The Wyoming Army National Guard Cavalry Stable in Newcastle, Wyoming was built between 1933 and 1936 for the Wyoming National Guard's horses. It is the last National Guard cavalry stable in Wyoming. It has been used as the Anna Miller Museum by the Weston County Historical Society since 1966.

==Anna Miller Museum==
The Anna Miller Museums is a museum of local history, with exhibits about the area's pioneers, Native Americans and prehistoric history.

==Stable history==
Funding for the stables was provided by the Depression-era Civil Works Administration and Works Progress Administration. The Newcastle National Guard unit was formed in 1899 as Company A, Second Regiment, Wyoming National Guard, becoming Company A of the Third Wyoming Infantry Regiment in 1905. In 1921 the Third Infantry Regiment was reorganized as the First Cavalry, finally becoming in 1942 Troop F, 115th Horse Mechanized Cavalry. Similar units with similar facilities existed in Sheridan, Douglas, Casper and Torrington.

The original plans for the stables included a 190 ft by 75 ft riding hall adjacent to the stables, using the same materials. Footings were started, but due to the onset of World War II the hall was never completed. Stone intended for the hall was appropriated for other local construction projects. Of the Wyoming units, only Torrington had a completed riding hall.

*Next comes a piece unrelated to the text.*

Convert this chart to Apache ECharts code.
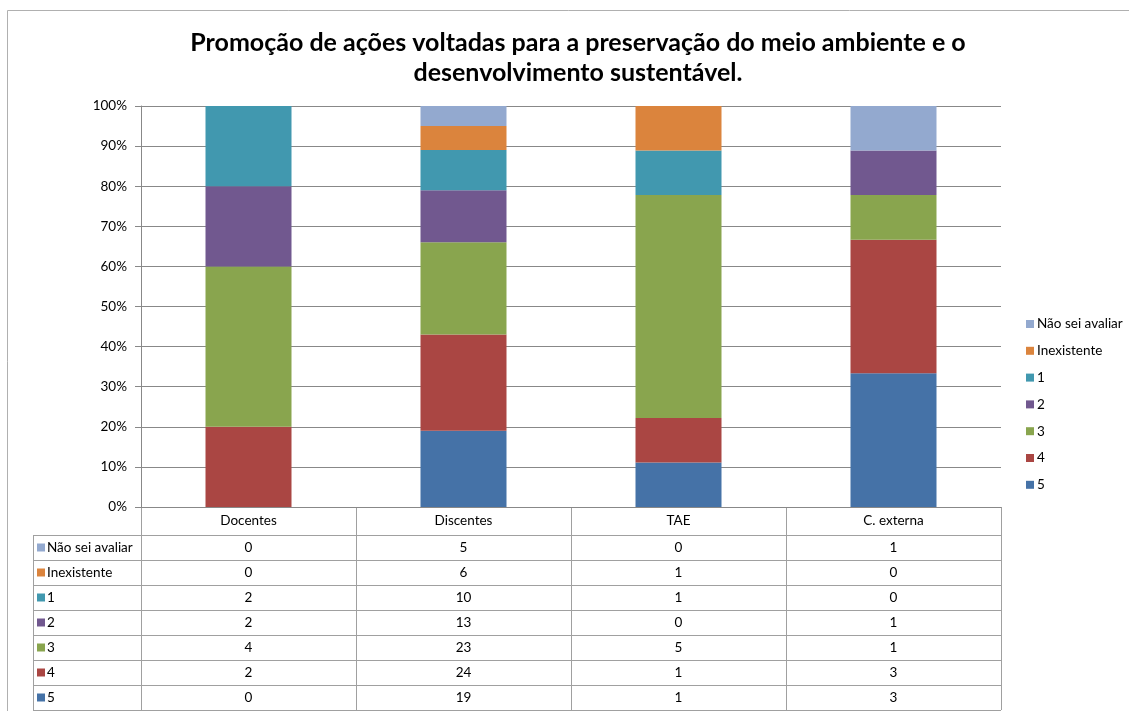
<!DOCTYPE html>
<html><head><meta charset="utf-8">
<script src="https://cdn.jsdelivr.net/npm/echarts@6/dist/echarts.min.js"></script>
<style>html,body{margin:0;padding:0;background:#fff}#c{width:1129px;height:711px}</style>
</head><body><div id="c"></div>
<script>
const categories = ['Docentes', 'Discentes', 'TAE', 'C. externa'];
const seriesNames = ['Não sei avaliar', 'Inexistente', '1', '2', '3', '4', '5'];
const naoSei = [0, 5, 0, 1];
const inexistente = [0, 6, 1, 0];
const v1 = [2, 10, 1, 0];
const v2 = [2, 13, 0, 1];
const v3 = [4, 23, 5, 1];
const v4 = [2, 24, 1, 3];
const v5 = [0, 19, 1, 3];
const yTicks = [0, 10, 20, 30, 40, 50, 60, 70, 80, 90, 100];
const titleText = 'Promoção de ações voltadas para a preservação do meio ambiente e o\ndesenvolvimento sustentável.';

const rows = [naoSei, inexistente, v1, v2, v3, v4, v5];
const colors = ['#93A9CF', '#DB843D', '#4198AF', '#71588F', '#89A54E', '#AA4643', '#4572A7'];
const totals = categories.map((c, i) => rows.reduce((s, r) => s + r[i], 0));

const font = 'Lato, "Noto Sans", sans-serif';
const fs = 13.5;
const chart = echarts.init(document.getElementById('c'));

// stack order: 5 at bottom
const series = [];
for (let k = rows.length - 1; k >= 0; k--) {
  series.push({
    name: seriesNames[k], type: 'bar', stack: 'all', barWidth: 86,
    itemStyle: { color: colors[k] },
    data: rows[k].map((v, i) => v / totals[i] * 100)
  });
}

chart.setOption({
  animation: false,
  backgroundColor: '#fff',
  textStyle: { fontFamily: font },
  title: {
    text: titleText, left: 573, top: 23, textAlign: 'center',
    textStyle: { fontFamily: font, fontSize: 25, fontWeight: 'bold', color: '#000', lineHeight: 30 }
  },
  legend: {
    orient: 'vertical', left: 1021, top: 312, itemGap: 12.8,
    itemWidth: 8, itemHeight: 8, icon: 'rect',
    data: seriesNames,
    textStyle: { fontFamily: font, fontSize: fs, lineHeight: 14, color: '#000', padding: [0, 0, 0, -2] }
  },
  grid: { left: 141, right: 128, top: 106, bottom: 204, containLabel: false },
  xAxis: {
    type: 'category', data: categories,
    axisLine: { lineStyle: { color: '#888' } },
    axisTick: { show: false },
    axisLabel: { margin: 7, fontSize: fs, color: '#000', fontFamily: font }
  },
  yAxis: {
    type: 'value', min: yTicks[0], max: yTicks[yTicks.length - 1], interval: 10,
    axisLine: { show: true, lineStyle: { color: '#888' } },
    axisTick: { show: true, length: 6, lineStyle: { color: '#888' } },
    axisLabel: { formatter: '{value}%', fontSize: fs, color: '#000', margin: 14, fontFamily: font },
    splitLine: { lineStyle: { color: '#888' } }
  },
  series: series
});

// Build data table graphics from the axis positions
const lineColor = '#a0a0a0';
const x0 = chart.convertToPixel({ xAxisIndex: 0 }, categories[0]);
const x1 = chart.convertToPixel({ xAxisIndex: 0 }, categories[1]);
const band = x1 - x0;
const leftEdge = x0 - band / 2;
const rightEdge = leftEdge + band * categories.length;
const yBase = chart.convertToPixel({ yAxisIndex: 0 }, 0);
const headerH = 28, rowH = 25;
const tableLeft = 33;
const tableTop = yBase + headerH;
const tableBottom = tableTop + rowH * rows.length;
const g = [];
// outer frame
g.push({ type: 'rect', shape: { x: 7.5, y: 10.5, width: 1130, height: 710 }, style: { fill: null, stroke: '#b0b0b0', lineWidth: 1 }, silent: true });
// vertical lines
for (let i = 0; i <= categories.length; i++) {
  const x = Math.round(leftEdge + band * i) + 0.5;
  g.push({ type: 'line', shape: { x1: x, y1: yBase, x2: x, y2: tableBottom }, style: { stroke: lineColor, lineWidth: 1 } });
}
g.push({ type: 'line', shape: { x1: tableLeft + 0.5, y1: tableTop, x2: tableLeft + 0.5, y2: tableBottom }, style: { stroke: lineColor, lineWidth: 1 } });
// horizontal lines
for (let r = 0; r <= rows.length; r++) {
  const y = Math.round(tableTop + rowH * r) + 0.5;
  g.push({ type: 'line', shape: { x1: tableLeft, y1: y, x2: rightEdge, y2: y }, style: { stroke: lineColor, lineWidth: 1 } });
}
// row headers and cells
rows.forEach((row, r) => {
  const yc = tableTop + rowH * r + rowH / 2;
  g.push({ type: 'rect', shape: { x: 37, y: yc - 4, width: 8, height: 8 }, style: { fill: colors[r] } });
  g.push({ type: 'text', x: 47, y: yc, style: { text: seriesNames[r], fill: '#000', fontSize: fs, fontFamily: font, verticalAlign: 'middle', align: 'left' } });
  row.forEach((v, i) => {
    const xc = chart.convertToPixel({ xAxisIndex: 0 }, categories[i]);
    g.push({ type: 'text', x: xc, y: yc, style: { text: String(v), fill: '#000', fontSize: fs, fontFamily: font, verticalAlign: 'middle', align: 'center' } });
  });
});
chart.setOption({ graphic: { elements: g } });
</script>
</body></html>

The one story building measures 31.5 ft wide by 168 ft long, with a rock-faced sandstone exterior. The walls are solid stone 18 in thick, with the stone obtained from a quarry on Salt Creek. Stonework was by the Sundstrom Brothers, who also worked on the Weston County Courthouse.

The building was built with stables and a caretaker's residence within. Much of the interior has an open ceiling with the roof structure visible above. The roof structure is heavy timber trusses on 10 ft centers.

The Wyoming Army National Guard Cavalry Stable was placed on the National Register of Historic Places in 1994.